Last year I reviewed Ready Player One by Ernest Cline. Unfortunately, it did not live up to my hyped-up expectations. I found his follow-up novel at a used bookstore and decided to give this author another chance. Would I discover the same problems that I had with Cline’s first novel or would this prove to be the author’s salvation in my eyes? Sadly, it falls more into the first category. I struggled to finish this one, even stopping halfway through to the point of abandonment to read something else. Eventually I picked it back up but found the second half to be as unrewarding as the first.
Zack Lightman is your typical teenager. He spends his free time playing video games and watching science fiction movies. Sure he gets into trouble sometimes for his anger issues, but those are most likely caused by the death of his father when he was just a baby. Zack is a dreamer at heart and wishes that life could be more like the fantasy and science fiction worlds where he likes to spend most of his time. Then one day while daydreaming in class, he sees a giant spaceship up in the sky.

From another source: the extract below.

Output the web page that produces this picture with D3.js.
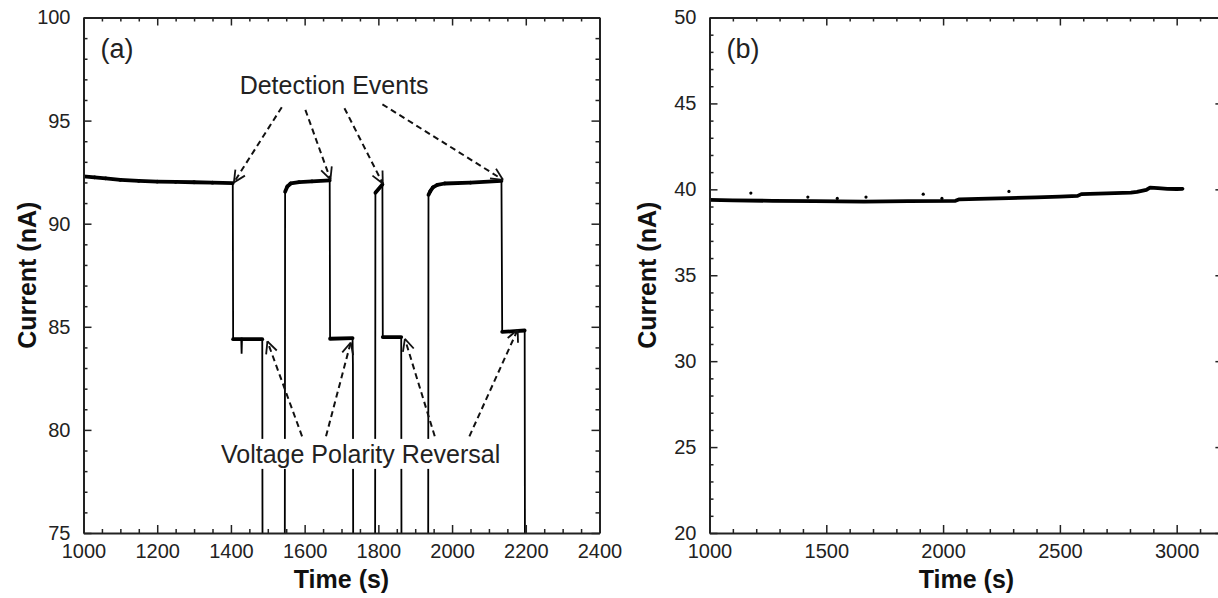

Not only does Zack see an alien craft, but this ship looks exactly like an enemy ship from his favorite video game, the hugely popular flight simulator game called Armada. In this game which has sold millions, players have to protect the Earth from hostile alien invaders. As it turns out, this game was designed to help prepare fighters for the real alien invasion that is on its way. Zack also learns that this goes way beyond Armada, as the government has been secretly developing all of those science fiction books, movies, and games to help find the best of the best to stop this alien invasion. Zack Lightman is finally getting his wish to be the hero he always dreamed of becoming!
You would think that I would have loved this book. As with Ready Player One, Cline references numerous science fiction books and movies from my youth. Obviously, this book is meant to be taken as a fun tribute to movies like Flight of the Navigator and The Last Starfighter. Unfortunately, I couldn’t get past the fact that the whole setup is so ridiculous. Not only is the premise predictable and cheesy but it’s badly written cheesy. Armada feels like a retread of Cline’ first novel, pages of exposition followed by pages of pop culture references. The whole thing feels like a piece of fan fiction rather than a serious novel.
As far as the plot goes, I grew bored with it quickly. There are a few surprise plot twists, but I used the term “surprise” loosely because I saw those plot points coming from miles away. I was hoping that there would be a true shocker, something that I hadn’t predicted. However, there is not as the book basically unfolds as I expected. It’s been some time since I finished this one as I like to take time to think about what I’ve read in order to process what I liked versus what I hated. I then started to question my reading tastes. Have I become (gasp) a book snob? Has my judgement been clouded from all the “higher” literature I’ve read?
After careful consideration, my thoughts are that I would have hated this even back in the day. I love science fiction with a passion and always will for the rest of my life. This just wasn’t a good book for me. I don’t even know if I would call it a fair tribute to 80’s science fiction.
One of my major problems with Cline is that his books feel like there should be some type of introspection into why nerds like me are drawn into these fantastically created fictional worlds. The pop culture of the 80’s and 90’s was so important in my development as a person. I never feel like we get there with this author. Ready Player One felt totally lacking in this area. There was a moment where I thought Armada was going to hit me hard with some philosophical discussion but it never happened. Once again we manage to avoid going into any depth and instead just immerse into nostalgia. Sorry Ernest Cline. You’ve gotten me twice now. I must move on from you.
Overall, there were moments of fun mixed with some painfully mad dramatic moments.
“I’d spent my entire life overdosing on uncut escapism, willingly allowing fantasy to become my reality.”